As Netflix shares plummet and its position as leader of the streaming services pack starts to falter, a QUT media scholar says the company is pulling out all stops to keep its customers and maintain its dominance in an increasingly cutthroat market.
Professor Amanda Lotz from QUT’s Digital Media Research Centre and School of Communication said the launch earlier this month by Netflix allowing subscribers to give their favourite titles two thumbs up is not just a publicity ploy.
“Streaming services are rapidly evolving. It is estimated that Netflix is in half of homes in the UK, US, Canada, and Australia, but growth is slowing – last week the company announced its first decline in subscribers for more than a decade which sent investors into instant panic mode, knocking billions off its share price,” said Professor Lotz.
“Asking subscribers to indicate what titles they love helps Netflix prioritize titles likely to keep people paying. They are doing this in an environment in which subscribers are starting to cancel as much as add new services.
“Netflix is entering a new phase, and we are hearing how the company may introduce advertising as well as crack down on account sharing.”
Professor Lotz is the author of a new book, Netflix and Streaming Video: The Business of Subscriber-Funded Video on Demand (Polity), described as the first book to provide a comprehensive foundation for understanding the business of subscriber-funded streaming video and its implications for the role of these services in culture.
Professor Lotz draws on two decades of research to highlight the similarities and differences among streaming video services such as Netflix, Amazon, and Disney+ and among different video distribution technologies including broadcast, satellite/cable, and internet.
“Netflix wants to know what you love because it is core to maintaining those monthly fees,” professor Lotz said.
“The metric of success for ad-funded channels and for movies in cinemas is simply the number of people who turn up to see each title. But the titles that attract the most viewers generally aren’t the ones that resonate most deeply. To earn a monthly fee, subscriber-funded services need titles that resonate.
“A key difference in the business of subscriber-funded streamers is that their business model prioritises serving viewers rather than advertisers’ desire for the most viewers.
“Subscriber-funding allows services to benefit from creating or offering titles that clusters of viewers truly love, even if they don’t attract an exceptionally large audience.
“In my new book, I describe the measure of resonance as a ‘satisfaction coefficient’. Think about all the titles you watched recently on streamers and award them a score, one for the least satisfaction and ten for the most. The value of each title isn’t simply how many people watch but how many view moderated by that satisfaction.
“As the number of streaming services grows faster than household budgets, it’s those titles scoring ten that are more likely to keep you paying, even if those titles aren’t among those on ‘Top 10’ most-watched lists.”
Professor Lotz said the problem for Netflix was that it was not easy to know what titles earn the highest satisfaction coefficient.

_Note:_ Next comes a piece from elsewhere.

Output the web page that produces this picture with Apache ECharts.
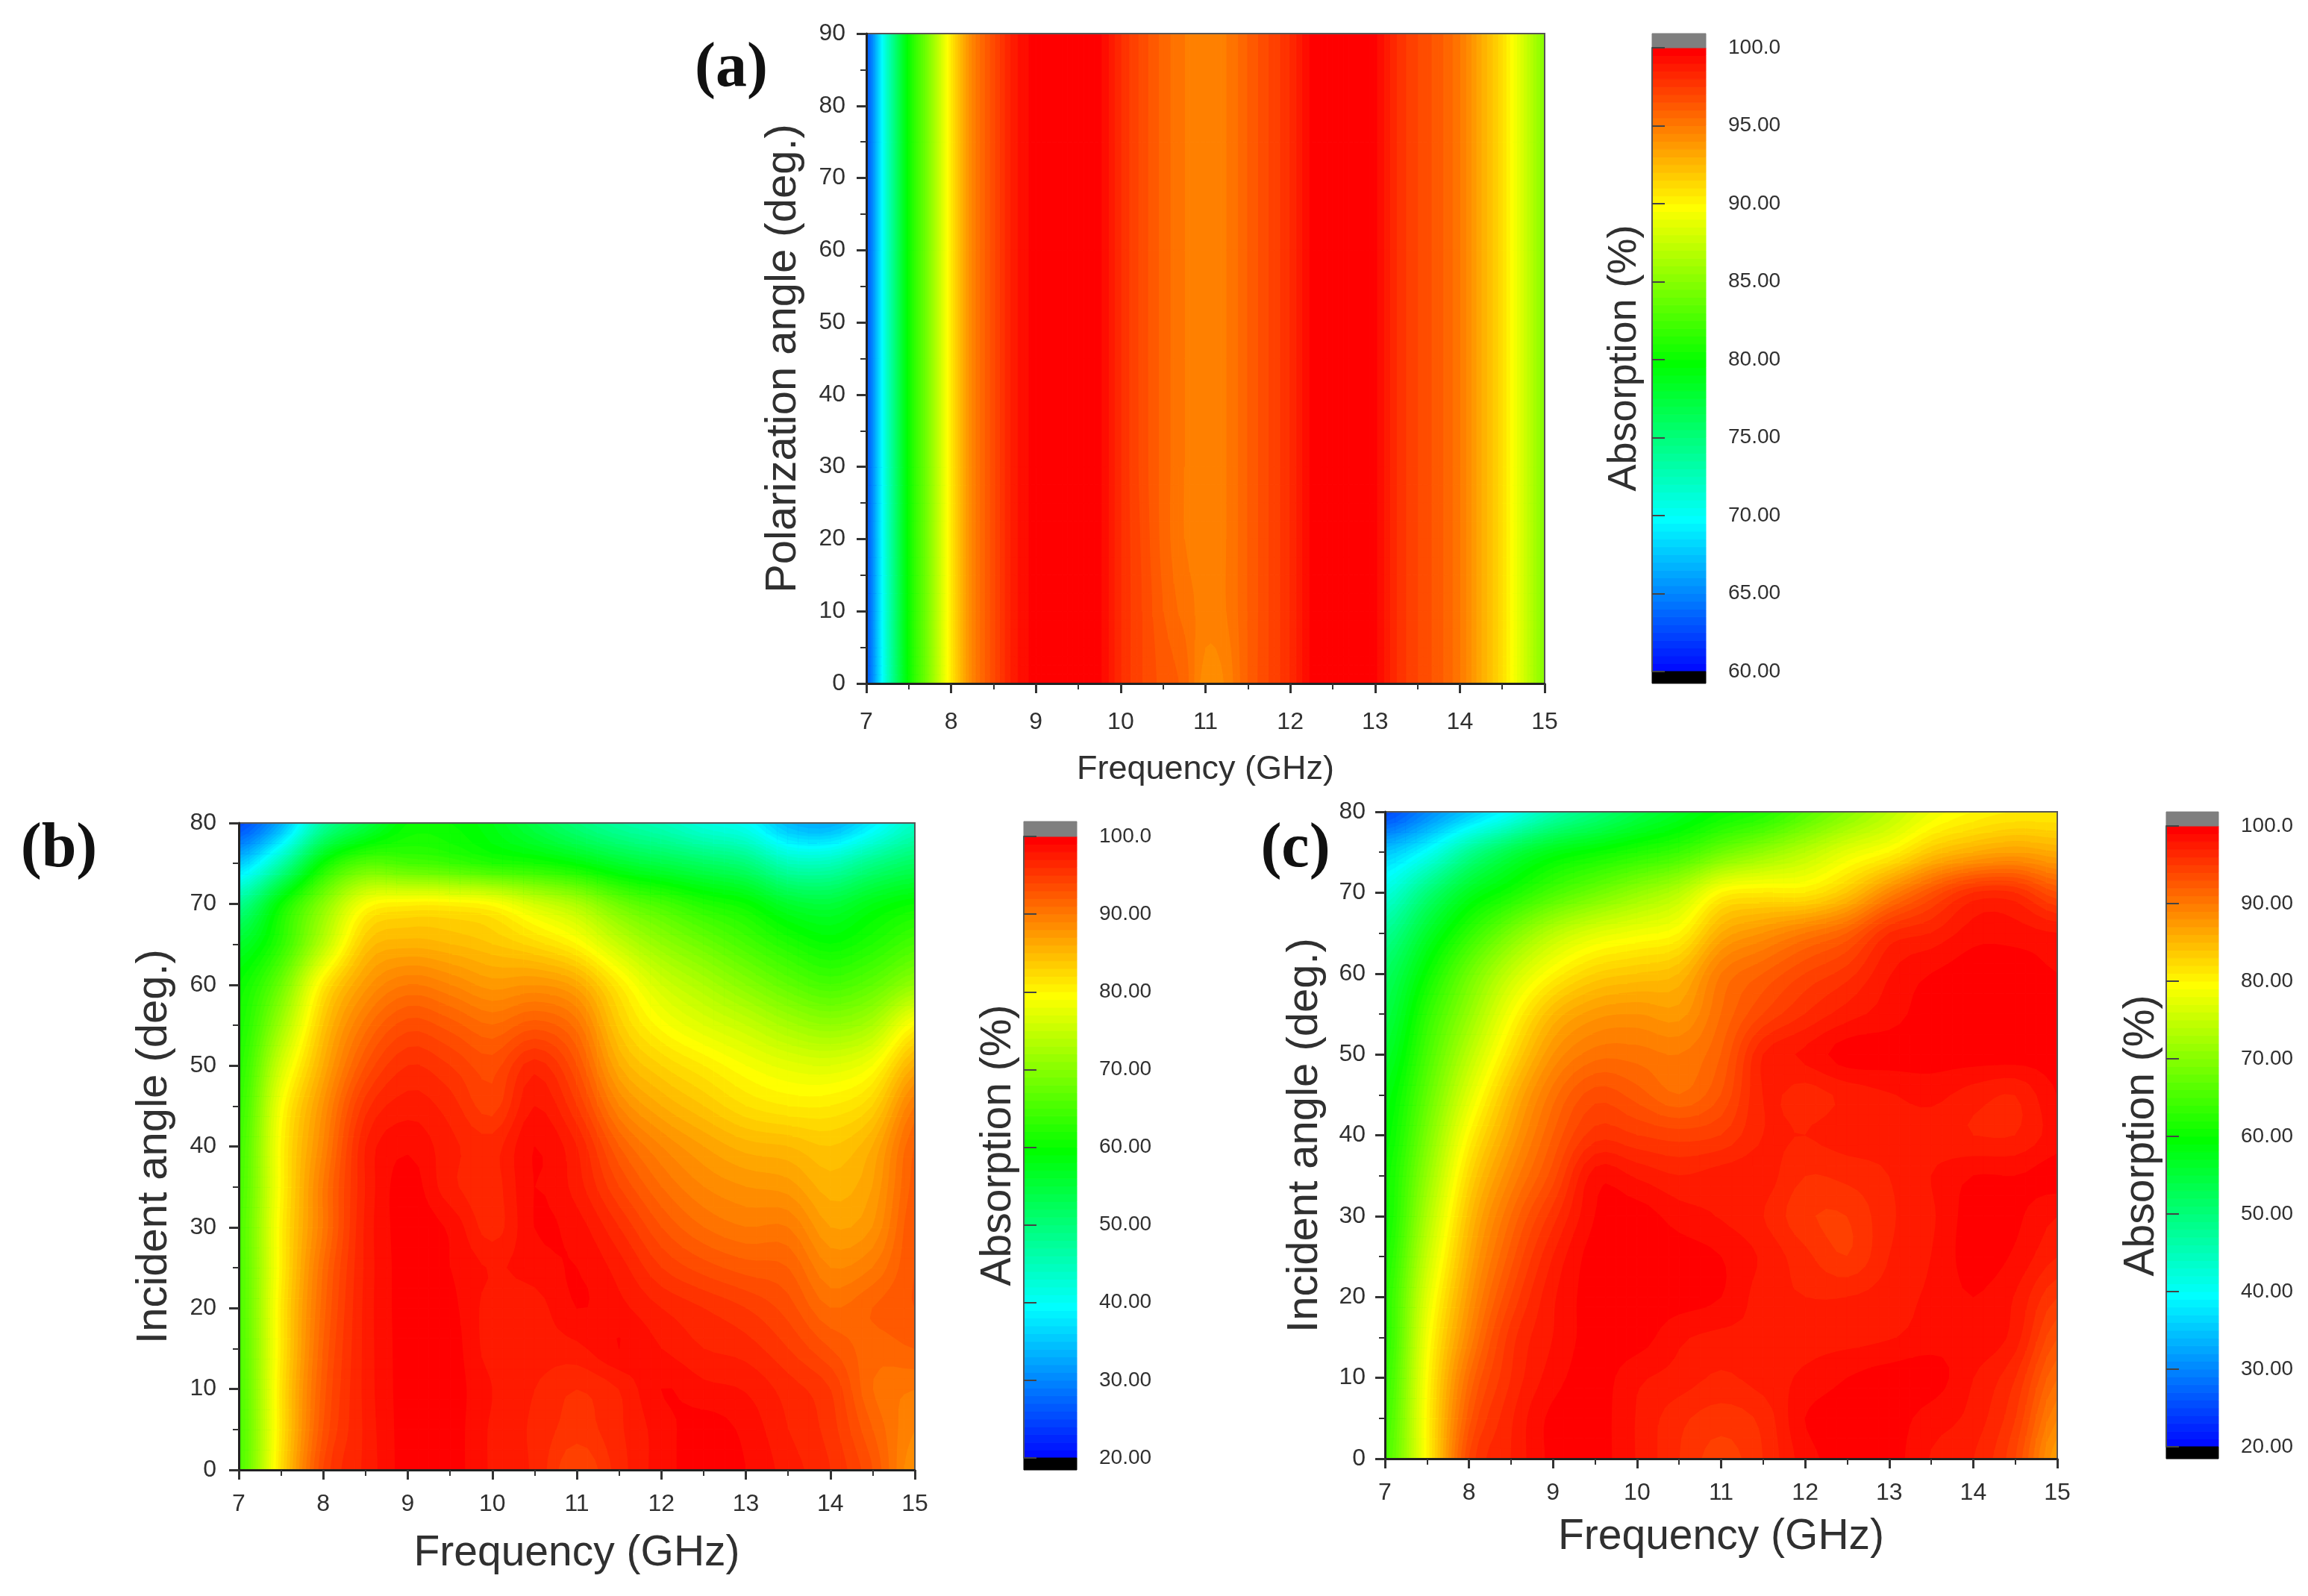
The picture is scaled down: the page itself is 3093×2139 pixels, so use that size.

“There are indicators – such as the first content a new subscriber streams, how quickly someone consumes episodes, or titles that are rewatched, but this rating feature suggests those indicators aren’t sufficiently effective,” she said.
“I think of the titles that deliver my highest satisfaction and it would be difficult to identify just from my consumption. Often, I’ve found them long after they entered the library and I didn’t watch them quickly because, well, life.
“In some cases, I savoured the final episodes, meting them out because I didn’t want the story to be over or wanted to save them for special occasions. None of that behaviour would register just how much I value those titles, while I often view titles that everyone is talking about quickly to see what the fuss is – although rarely do those titles earn a high satisfaction mark.”
Professor Lotz added that while streaming services have access to exponentially more data about viewer or household-level viewing relative to the pre-digital industry, it’s not always enough.
“Asking viewers to indicate most highly valued titles helps the service understand how its subscribers value different titles and to target spending on new titles efficiently,” she said.
“This is a very different programming logic than has previously driven our understanding of successful series and movies.
“On-demand delivery doesn’t require the whole audience to watch the same thing at the same time, which is important because it expands the scope of stories that can be commercially viable.
“Whatever Netflix does next, you can be sure the other streaming services will be watching closely.”